RESPOSTA À SEGUNDA. — O céu empíreo pertence à dignidade do anjo, por certa congruência, pois, é congruente que o corpo supremo seja atribuído à natureza, que está acima de todos os corpos. Mas nem por isso o anjo recebe qualquer dignidade, do céu empíreo. Donde, quando neste não está actualmente, nada se subtrai à dignidade angélica, assim como nada perde o rei, quando não está actualmente sentado no sólio real, que lhe é congruente à dignidade.

RESPOSTA À TERCEIRA. — Em nós a ocupação exterior impede a pureza da contemplação, porque nos aplicamos à acção pelas virtudes sensitivas, cujos actos, quando praticados, retardam a actividade da virtude intelectiva. Mas a actividade exterior do anjo, regulada só pela operação intelectual, de nenhum modo lhe impede a contemplação, pois, a actividade que é regra e razão de outra não impede a esta última, mas a coadjuva.
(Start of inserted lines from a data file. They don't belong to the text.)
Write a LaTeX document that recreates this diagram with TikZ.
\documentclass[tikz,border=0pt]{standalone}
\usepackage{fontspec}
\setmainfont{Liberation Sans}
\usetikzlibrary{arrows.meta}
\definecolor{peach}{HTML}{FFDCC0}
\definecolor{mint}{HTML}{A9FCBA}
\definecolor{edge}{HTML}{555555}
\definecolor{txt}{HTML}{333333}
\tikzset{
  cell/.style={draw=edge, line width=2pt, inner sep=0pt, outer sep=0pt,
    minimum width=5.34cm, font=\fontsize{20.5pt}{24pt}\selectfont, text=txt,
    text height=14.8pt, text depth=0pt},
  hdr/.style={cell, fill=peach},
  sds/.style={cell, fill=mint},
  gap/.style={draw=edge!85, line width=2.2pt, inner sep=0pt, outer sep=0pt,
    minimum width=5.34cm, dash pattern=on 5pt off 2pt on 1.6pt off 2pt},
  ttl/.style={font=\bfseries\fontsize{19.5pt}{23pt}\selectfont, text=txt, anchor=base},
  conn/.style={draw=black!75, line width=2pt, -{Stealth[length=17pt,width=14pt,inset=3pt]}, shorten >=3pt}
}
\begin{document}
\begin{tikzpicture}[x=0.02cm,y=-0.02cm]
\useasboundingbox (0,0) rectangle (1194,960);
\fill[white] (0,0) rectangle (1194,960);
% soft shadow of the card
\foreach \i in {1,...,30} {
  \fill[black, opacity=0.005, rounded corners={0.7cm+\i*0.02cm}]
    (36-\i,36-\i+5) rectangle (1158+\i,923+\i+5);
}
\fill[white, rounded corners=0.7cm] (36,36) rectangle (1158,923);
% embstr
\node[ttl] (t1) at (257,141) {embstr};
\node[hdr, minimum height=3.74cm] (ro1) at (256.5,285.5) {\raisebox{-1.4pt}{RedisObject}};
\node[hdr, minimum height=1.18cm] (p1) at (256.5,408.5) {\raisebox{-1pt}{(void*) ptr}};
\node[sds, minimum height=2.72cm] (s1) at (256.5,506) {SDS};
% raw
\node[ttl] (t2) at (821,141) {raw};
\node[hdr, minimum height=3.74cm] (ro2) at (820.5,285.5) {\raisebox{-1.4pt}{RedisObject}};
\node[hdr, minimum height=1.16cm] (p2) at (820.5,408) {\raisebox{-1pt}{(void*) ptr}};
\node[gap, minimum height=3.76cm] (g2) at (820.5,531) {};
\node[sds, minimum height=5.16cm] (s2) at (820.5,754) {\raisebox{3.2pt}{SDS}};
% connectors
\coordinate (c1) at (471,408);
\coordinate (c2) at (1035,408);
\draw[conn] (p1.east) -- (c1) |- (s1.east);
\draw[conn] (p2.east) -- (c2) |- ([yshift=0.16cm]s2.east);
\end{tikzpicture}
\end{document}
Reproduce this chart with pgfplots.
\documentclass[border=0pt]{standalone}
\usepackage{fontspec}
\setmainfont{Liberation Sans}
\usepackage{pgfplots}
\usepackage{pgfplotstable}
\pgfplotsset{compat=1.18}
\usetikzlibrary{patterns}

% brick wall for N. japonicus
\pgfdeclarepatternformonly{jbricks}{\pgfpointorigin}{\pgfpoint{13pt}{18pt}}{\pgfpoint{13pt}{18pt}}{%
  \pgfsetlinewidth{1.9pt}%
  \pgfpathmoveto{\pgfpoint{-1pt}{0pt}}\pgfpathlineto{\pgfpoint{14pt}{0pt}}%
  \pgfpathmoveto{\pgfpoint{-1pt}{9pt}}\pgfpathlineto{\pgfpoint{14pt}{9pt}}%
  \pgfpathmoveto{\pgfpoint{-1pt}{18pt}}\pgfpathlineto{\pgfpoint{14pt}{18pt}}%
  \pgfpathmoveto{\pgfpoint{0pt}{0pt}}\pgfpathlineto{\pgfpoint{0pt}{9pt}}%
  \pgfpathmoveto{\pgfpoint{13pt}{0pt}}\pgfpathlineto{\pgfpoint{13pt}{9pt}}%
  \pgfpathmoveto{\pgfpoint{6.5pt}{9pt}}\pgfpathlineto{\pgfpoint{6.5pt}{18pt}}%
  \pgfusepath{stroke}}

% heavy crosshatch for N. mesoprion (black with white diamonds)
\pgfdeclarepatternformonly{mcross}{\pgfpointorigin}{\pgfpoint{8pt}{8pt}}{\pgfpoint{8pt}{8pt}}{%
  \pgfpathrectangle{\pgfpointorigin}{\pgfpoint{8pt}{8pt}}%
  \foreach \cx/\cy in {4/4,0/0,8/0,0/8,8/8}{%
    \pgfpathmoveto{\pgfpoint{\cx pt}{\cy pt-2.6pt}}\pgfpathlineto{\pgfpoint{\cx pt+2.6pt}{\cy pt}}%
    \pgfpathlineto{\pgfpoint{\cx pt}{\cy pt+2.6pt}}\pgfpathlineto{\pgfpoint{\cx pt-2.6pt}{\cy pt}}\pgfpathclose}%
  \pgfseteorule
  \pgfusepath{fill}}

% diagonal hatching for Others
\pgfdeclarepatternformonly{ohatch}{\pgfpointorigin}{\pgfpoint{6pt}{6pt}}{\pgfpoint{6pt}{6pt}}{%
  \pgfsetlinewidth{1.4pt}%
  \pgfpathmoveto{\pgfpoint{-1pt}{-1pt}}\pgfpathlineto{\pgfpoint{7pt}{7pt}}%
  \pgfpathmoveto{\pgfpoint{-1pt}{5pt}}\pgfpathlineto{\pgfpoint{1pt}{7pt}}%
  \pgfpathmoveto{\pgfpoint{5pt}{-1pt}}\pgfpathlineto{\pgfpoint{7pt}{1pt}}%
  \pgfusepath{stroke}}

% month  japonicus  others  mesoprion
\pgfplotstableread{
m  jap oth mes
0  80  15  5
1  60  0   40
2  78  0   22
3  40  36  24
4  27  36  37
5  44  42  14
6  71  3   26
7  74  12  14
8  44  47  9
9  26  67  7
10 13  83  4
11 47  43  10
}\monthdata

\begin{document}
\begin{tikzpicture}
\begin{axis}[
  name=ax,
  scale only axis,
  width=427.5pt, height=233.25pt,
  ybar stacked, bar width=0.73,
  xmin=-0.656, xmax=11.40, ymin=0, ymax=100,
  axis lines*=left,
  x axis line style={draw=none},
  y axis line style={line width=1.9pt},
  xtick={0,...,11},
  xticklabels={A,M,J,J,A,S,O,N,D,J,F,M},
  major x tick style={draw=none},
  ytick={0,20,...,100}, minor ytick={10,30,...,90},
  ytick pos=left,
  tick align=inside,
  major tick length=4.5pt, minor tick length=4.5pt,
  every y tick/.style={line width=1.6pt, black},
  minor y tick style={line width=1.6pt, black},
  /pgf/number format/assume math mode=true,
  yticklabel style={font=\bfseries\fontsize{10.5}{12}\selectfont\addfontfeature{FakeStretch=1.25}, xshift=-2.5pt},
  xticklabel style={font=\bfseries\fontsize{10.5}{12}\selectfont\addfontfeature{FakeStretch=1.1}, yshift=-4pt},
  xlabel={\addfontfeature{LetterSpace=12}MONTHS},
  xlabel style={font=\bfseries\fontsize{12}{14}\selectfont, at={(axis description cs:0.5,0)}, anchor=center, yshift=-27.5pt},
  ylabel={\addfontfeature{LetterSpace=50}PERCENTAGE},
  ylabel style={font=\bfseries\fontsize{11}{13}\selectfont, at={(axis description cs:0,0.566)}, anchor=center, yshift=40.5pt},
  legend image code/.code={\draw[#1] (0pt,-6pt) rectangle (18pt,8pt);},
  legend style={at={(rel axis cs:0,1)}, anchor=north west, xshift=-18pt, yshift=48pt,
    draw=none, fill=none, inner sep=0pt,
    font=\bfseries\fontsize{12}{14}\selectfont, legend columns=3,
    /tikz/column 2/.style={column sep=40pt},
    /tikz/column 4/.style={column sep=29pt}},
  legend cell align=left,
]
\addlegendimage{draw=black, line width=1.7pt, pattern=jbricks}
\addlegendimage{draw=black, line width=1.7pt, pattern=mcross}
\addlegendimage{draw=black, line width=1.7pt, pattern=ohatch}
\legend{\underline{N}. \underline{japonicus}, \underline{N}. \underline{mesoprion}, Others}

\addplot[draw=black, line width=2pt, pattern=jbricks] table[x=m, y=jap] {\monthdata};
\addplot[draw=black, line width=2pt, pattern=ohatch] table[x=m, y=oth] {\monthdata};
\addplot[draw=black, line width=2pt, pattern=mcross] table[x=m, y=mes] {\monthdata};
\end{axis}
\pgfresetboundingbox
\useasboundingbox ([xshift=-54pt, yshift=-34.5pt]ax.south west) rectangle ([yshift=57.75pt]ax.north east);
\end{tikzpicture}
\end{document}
E por isso Gregório diz, que os anjos não se exteriorizam de modo a serem privados das alegrias da contemplação interna.

RESPOSTA À QUARTA. — Os anjos, nas suas acções externas, servem principalmente a Deus e, secundariamente a nós. Não porque nós lhe sejamos superiores, absolutamente falando, mas porque qualquer homem ou anjo é superior a toda criatura, quando, aderindo a Deus, torna-se, com Deus, um só espírito. Donde o dizer a Escritura: Tendo cada um aos outros por superiores.